Xiaomi just unveiled the most gloriously impractical phone accessory of 2025. The Chinese tech giant's new Retro Handheld Console Case transforms its flagship 17 Pro into a nostalgic Game Boy-style device, complete with physical buttons and a D-pad that looks suspiciously like an old iPod click wheel. There's just one tiny problem: the phone's camera lenses block a third of the screen during gameplay.
Xiaomi dropped the weirdest tech accessory of the year alongside its flagship phone launch in China today. The company's new Retro Handheld Console Case costs ¥299 (about $40) and somehow makes mobile gaming both more nostalgic and infinitely more frustrating at the same time.
The accessory launches with Xiaomi's 17 Pro and 17 Pro Max smartphones, which themselves are making waves with their dual-screen design. Both phones feature a second display stretched across the back camera island, letting users frame selfies, set timers, and control music without flipping the device. But it's the gaming case that's stealing the show for all the wrong reasons.
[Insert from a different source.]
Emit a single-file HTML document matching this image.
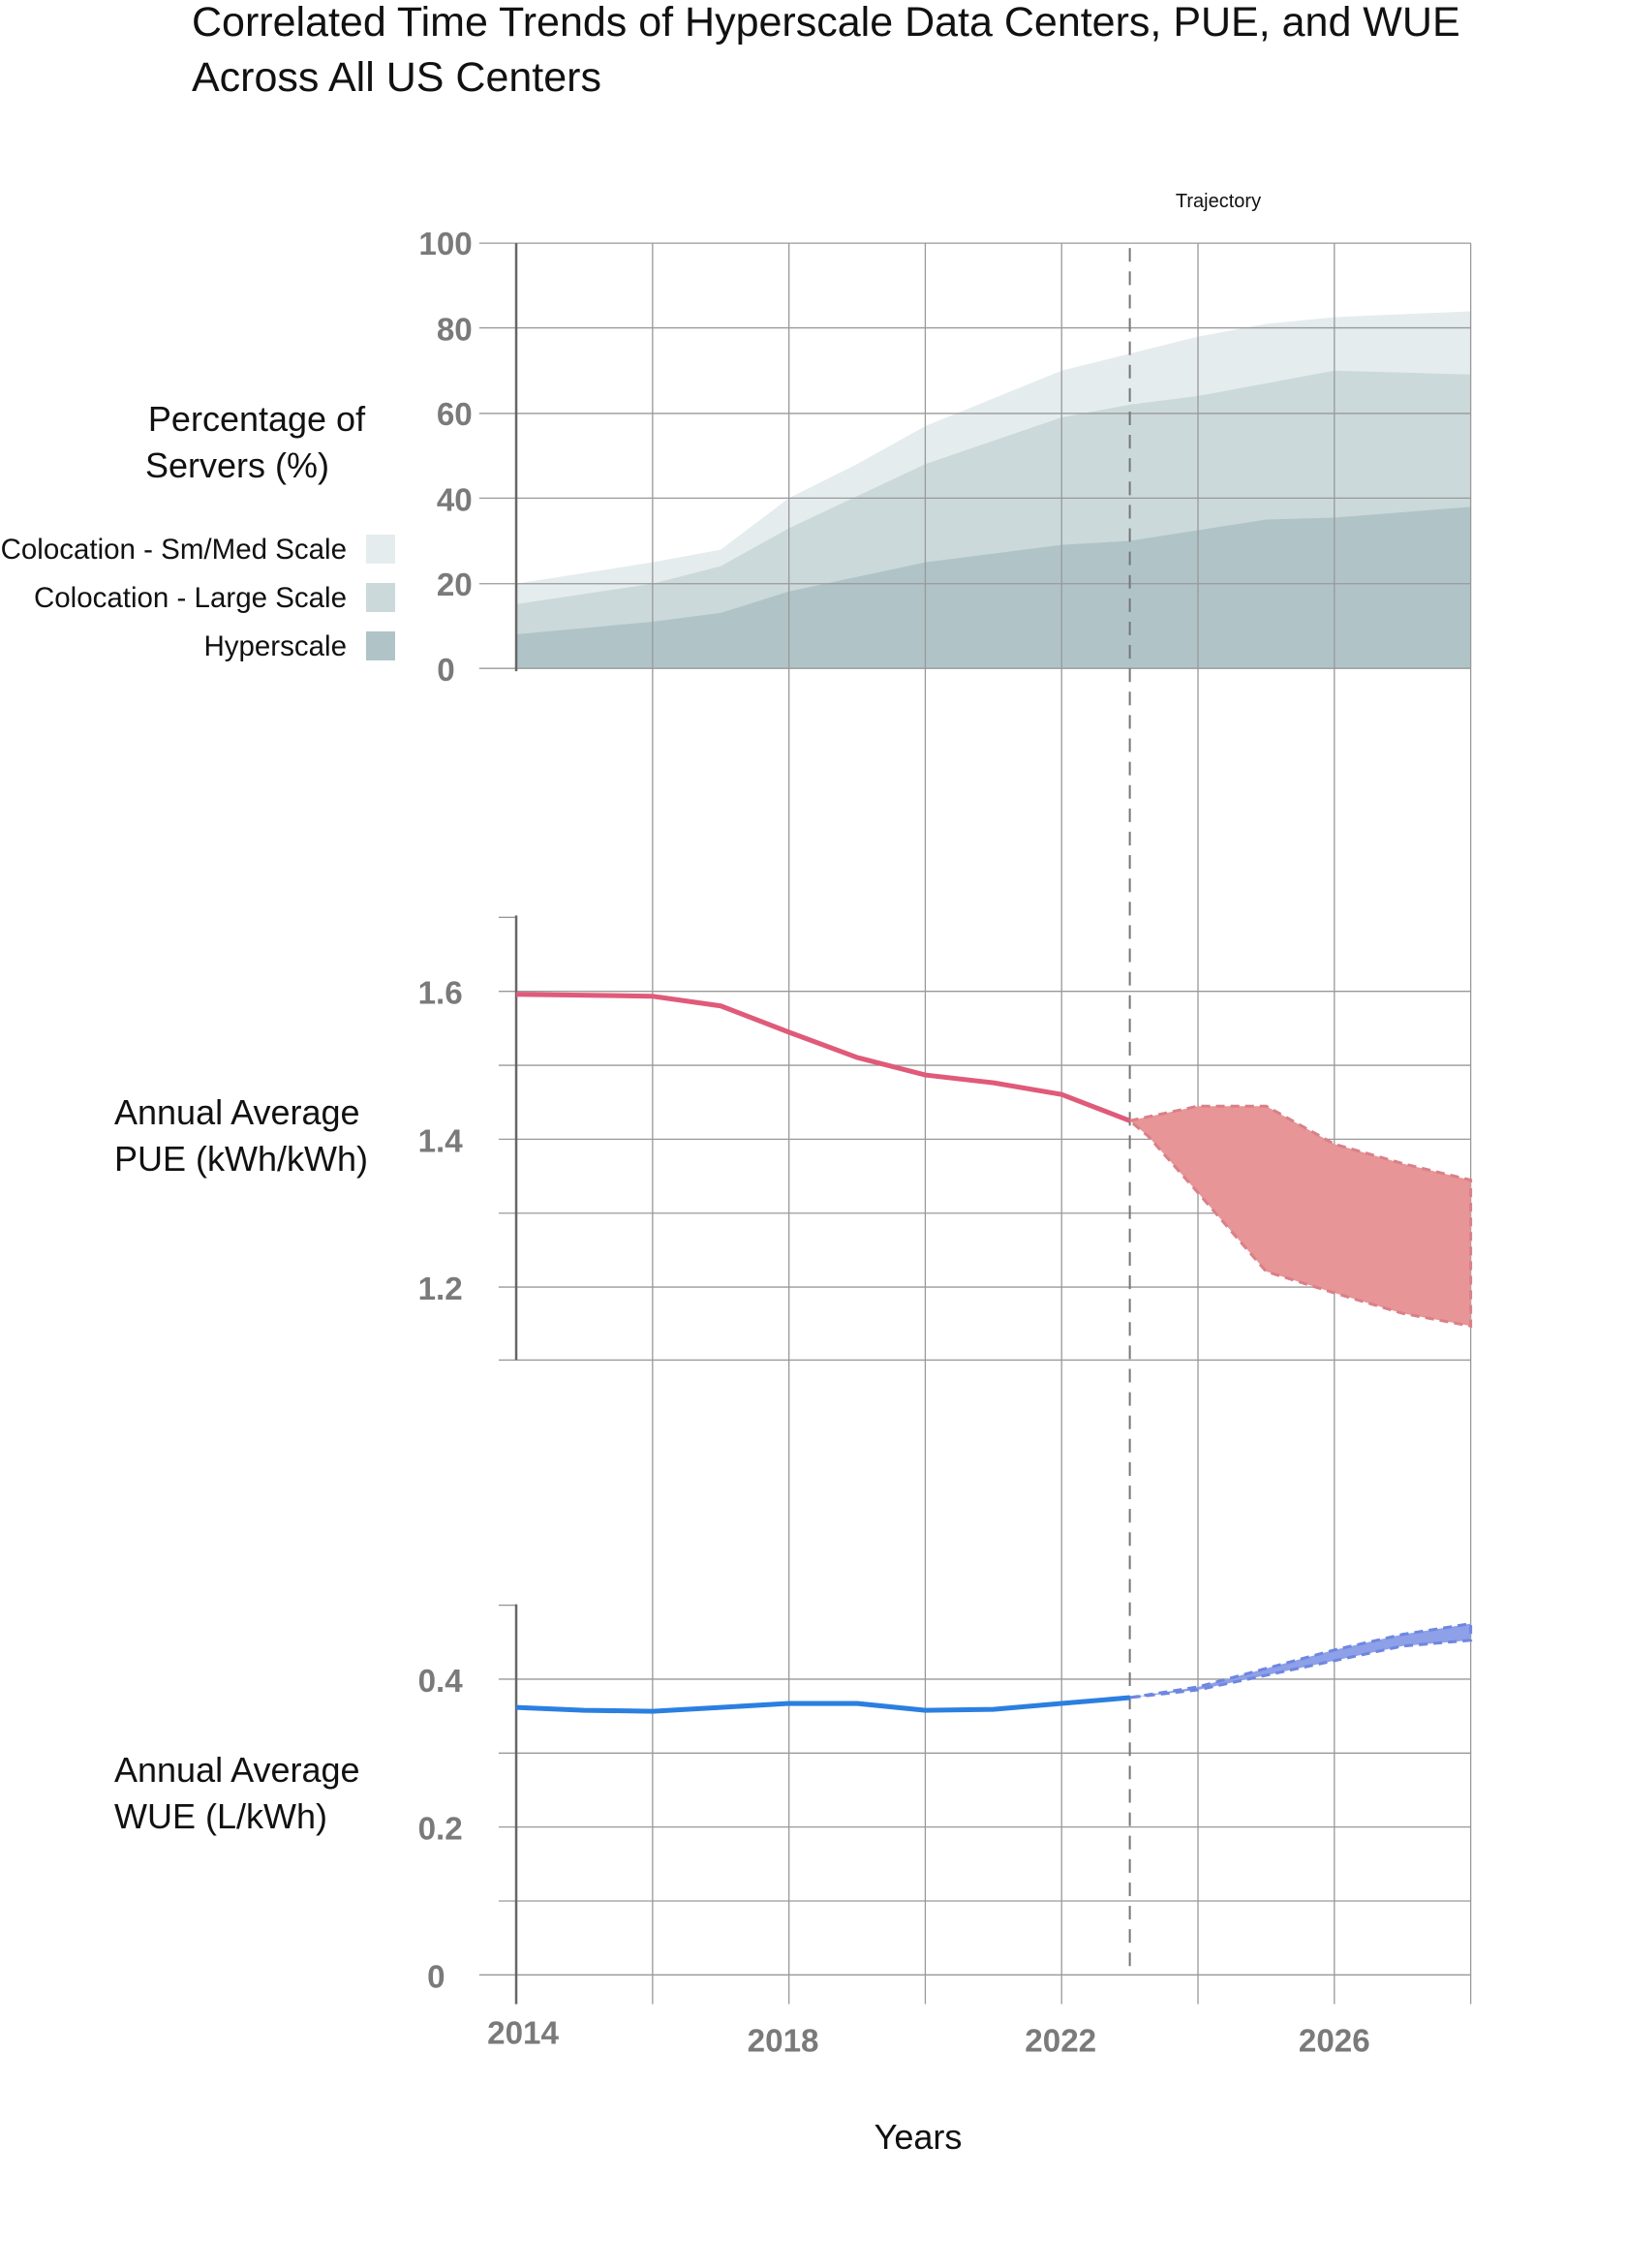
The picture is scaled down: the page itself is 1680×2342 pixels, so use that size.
<!DOCTYPE html>
<html><head><meta charset="utf-8"><style>
body{margin:0;background:#fff;}
svg{display:block;font-family:"Liberation Sans",sans-serif;}
.t{fill:#7a7a7a;font-size:33px;font-weight:bold;text-anchor:end;}
.l{fill:#111;font-size:36px;}
.g{stroke:#999;stroke-width:1.3;fill:none;}
</style></head><body>
<svg width="1680" height="2342" viewBox="0 0 1680 2342">
<text x="198" y="37" font-size="43" fill="#111">Correlated Time Trends of Hyperscale Data Centers, PUE, and WUE</text>
<text x="198" y="94" font-size="43" fill="#111">Across All US Centers</text>
<text x="1258" y="214" font-size="20" fill="#111" text-anchor="middle">Trajectory</text>

<g transform="matrix(1.0057 0 0 1.0046 -1 0)">
<path d="M531,600 L671,578 L741,565 L811,512 L881,477 L951,438 L1091,381 L1231,346 L1301,333 L1371,326 L1511,320 L1511,687 L531,687Z" fill="#e4ecee"/>
<path d="M531,621 L671,600 L741,582 L811,543 L951,477 L1091,429 L1161,416 L1231,407 L1371,381 L1511,385 L1511,687 L531,687Z" fill="#cbd9db"/>
<path d="M531,652 L671,639 L741,630 L811,608 L951,578 L1091,560 L1161,556 L1231,545 L1301,534 L1371,532 L1511,521 L1511,687 L531,687Z" fill="#b0c4c8"/>

<g class="g">
<path d="M671,250V2060M811,250V2060M951,250V2060M1091,250V2060M1231,250V2060M1371,250V2060M1511,250V2060"/>
<path d="M493,250H1511M493,337H1511M493,425H1511M493,512H1511M493,600H1511M493,687H1511"/>
<path d="M513,943H531M513,1019H1511M513,1095H1511M513,1171H1511M513,1247H1511M513,1323H1511M513,1398H1511"/>
<path d="M513,1650H531M513,1726H1511M513,1802H1511M513,1878H1511M513,1954H1511M493,2030H1511"/>
</g>
<g stroke="#666" stroke-width="2.5">
<path d="M531,250V690M531,941V1398M531,1649V2060"/>
</g>
<path d="M1161,255V2030" stroke="#777" stroke-width="2" stroke-dasharray="14,10"/>

<path d="M1161,1152 L1231,1137 L1301,1137 L1371,1176 L1441,1196 L1511,1213 L1511,1363 L1441,1350 L1371,1329 L1301,1307 L1231,1226 L1180,1168Z" fill="#e89597" stroke="#d98088" stroke-width="3" stroke-dasharray="9,6"/>
<path d="M531,1022 L671,1024 L741,1034 L811,1061 L881,1087 L951,1105 L1021,1113 L1091,1125 L1161,1152" fill="none" stroke="#e05a7a" stroke-width="5"/>

<path d="M1161,1745 L1231,1734 L1301,1715 L1371,1696 L1441,1680 L1511,1669 L1511,1686 L1441,1692 L1371,1707 L1301,1722 L1231,1737Z" fill="#8da0e8" stroke="#6f86e0" stroke-width="3" stroke-dasharray="9,6"/>
<path d="M531,1755 L601,1758 L671,1759 L741,1755 L811,1751 L881,1751 L951,1758 L1021,1757 L1091,1751 L1161,1745" fill="none" stroke="#2b7fe0" stroke-width="5"/>

<text class="t" x="486" y="262">100</text>
<text class="t" x="486" y="350">80</text>
<text class="t" x="486" y="437">60</text>
<text class="t" x="486" y="525">40</text>
<text class="t" x="486" y="612">20</text>
<text class="t" x="468" y="700">0</text>
<text class="t" x="476" y="1032">1.6</text>
<text class="t" x="476" y="1184">1.4</text>
<text class="t" x="476" y="1336">1.2</text>
<text class="t" x="476" y="1739">0.4</text>
<text class="t" x="476" y="1891">0.2</text>
<text class="t" x="458" y="2043">0</text>
<g class="t" style="text-anchor:middle">
<text x="538" y="2101">2014</text>
<text x="805" y="2109">2018</text>
<text x="1090" y="2109">2022</text>
<text x="1371" y="2109">2026</text>
</g>
</g>
<text x="948" y="2219" class="l" text-anchor="middle">Years</text>

<text x="265" y="445" class="l" text-anchor="middle">Percentage of</text>
<text x="150" y="493" class="l">Servers (%)</text>
<text x="118" y="1161" class="l">Annual Average</text>
<text x="118" y="1209" class="l">PUE (kWh/kWh)</text>
<text x="118" y="1840" class="l">Annual Average</text>
<text x="118" y="1888" class="l">WUE (L/kWh)</text>

<g font-size="29.5" fill="#111" text-anchor="end">
<text x="358" y="577">Colocation - Sm/Med Scale</text>
<text x="358" y="627">Colocation - Large Scale</text>
<text x="358" y="677">Hyperscale</text>
</g>
<rect x="378" y="552" width="30" height="30" fill="#e4ecee"/>
<rect x="378" y="602" width="30" height="30" fill="#cbd9db"/>
<rect x="378" y="652" width="30" height="30" fill="#b0c4c8"/>
</svg>
</body></html>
The Retro Handheld Console Case packs four face buttons and a circular D-pad that bears an uncanny resemblance to Apple's old iPod click wheel rather than any legitimate gaming controller. According to Xiaomi's specifications, the case houses a 200mAh battery that should deliver 40 days of gameplay at three hours per day. It even ships with a pre-loaded copy of Angry Birds 2.
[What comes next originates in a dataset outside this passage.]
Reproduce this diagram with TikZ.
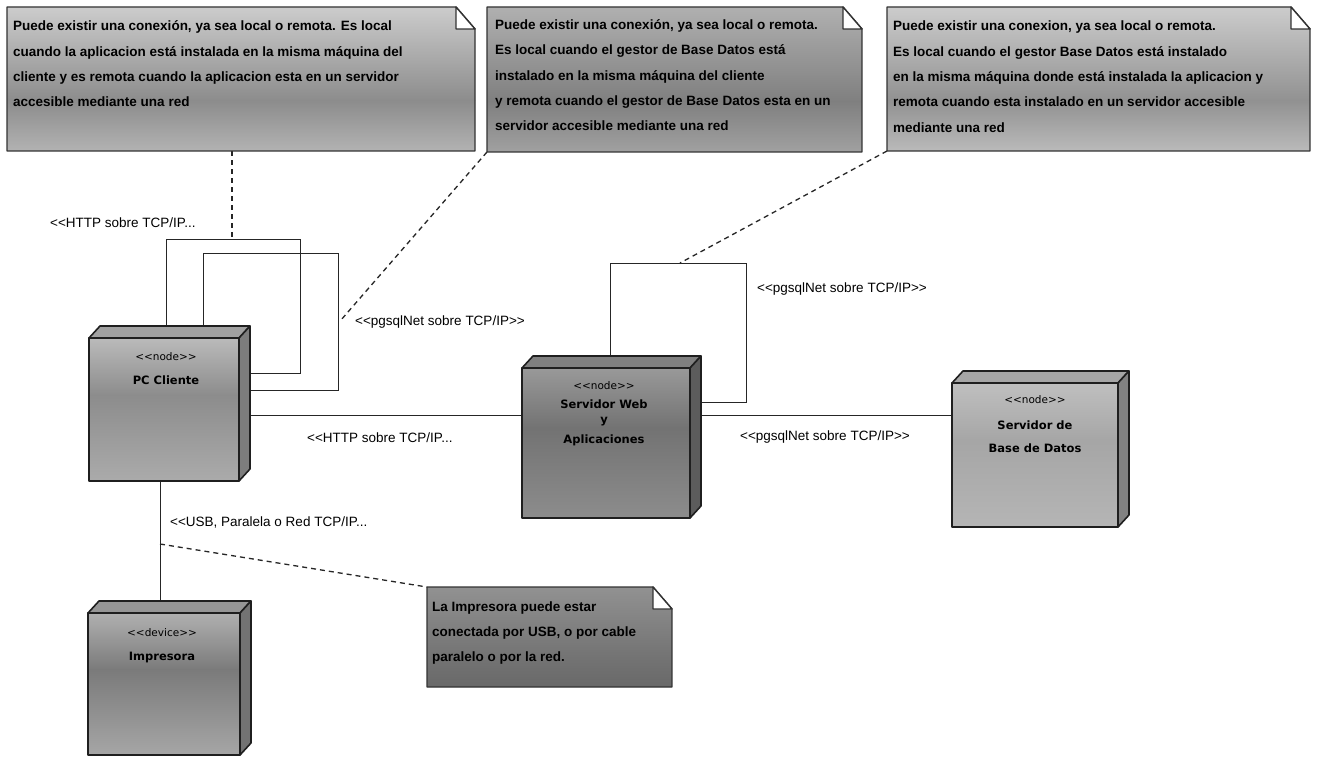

Here's where things get wonderfully absurd. The phone's prominent camera array sits right in the middle of the gaming experience, with two large lenses blocking roughly a third of the screen real estate. Imagine trying to navigate that angry bird through obstacles while working around a pair of camera bumps jutting into your field of view. It's like playing a game through a periscope designed by someone who's never actually used a periscope.
The engineering team clearly recognized some limitations. Wireless charging gets completely disabled when the case is attached, forcing users to choose between convenient charging and questionable gaming comfort. The ergonomics look cramped at best, with the case adding significant bulk while somehow making the phone less comfortable to hold during extended gaming sessions.
The timing isn't coincidental. Xiaomi's naming strategy for the 17 Pro series deliberately echoes Apple's iPhone Pro lineup, and the company isn't being subtle about it. This accessory push comes as Chinese manufacturers increasingly compete on ecosystem breadth rather than just hardware specs alone.
Retro gaming accessories have been having a moment, from Nintendo's continued success with throwback designs to the boom in handheld gaming PCs. But most of those devices actually prioritize usability alongside nostalgia. Xiaomi's approach feels more like a fever dream from its accessory lab than a serious gaming solution.